I am a Lecturer in the History & Literature Program at Harvard University and a scholar of early American literature and science. I am writing a book about the powerful challenge abolitionists made to the scientific norms of their day.
Ground Plans: Abolition and the Philosophy of Nature tells the story of the campaign by abolitionists to take down the scientific theories of race and nature that underpinned many commonplace arguments for slavery. It brings into focus a cohort of abolitionists who were engaged in a tense struggle with practitioners of the rising disciplines of biology and ethnology. It shows that, motivated by antislavery politics, these abolitionists not only called into question the prevailing idea that race (and the racial order of slavery) was an unchangeable product of nature, but they set forth new and very different ideas of how nature worked.
As a teacher
At Harvard, I teach students in all areas of American literature and history.
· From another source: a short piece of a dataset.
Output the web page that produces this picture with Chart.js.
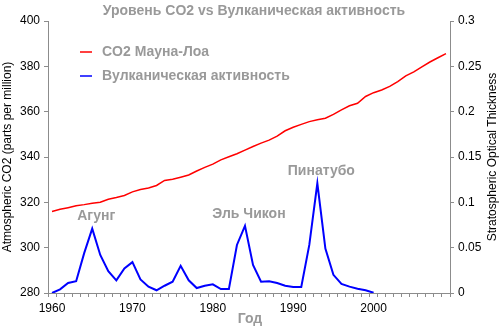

My tutorials have covered everything from colonial environmental literature to mid-twentieth century black radicalism. Students in my courses examine literary sources in their historical context, and they read historical sources for their literary qualities. Before joining Hist & Lit at Harvard, I taught American literature as a Graduate Instructor at Duke, Rowan University, and Emerson College. I am also an experienced teacher of Composition.
When I'm not on campus
You can usually find me walking my beagle up and down the hills of Somerville, coaxing my garden to grow, or debating literary minutiae with friends.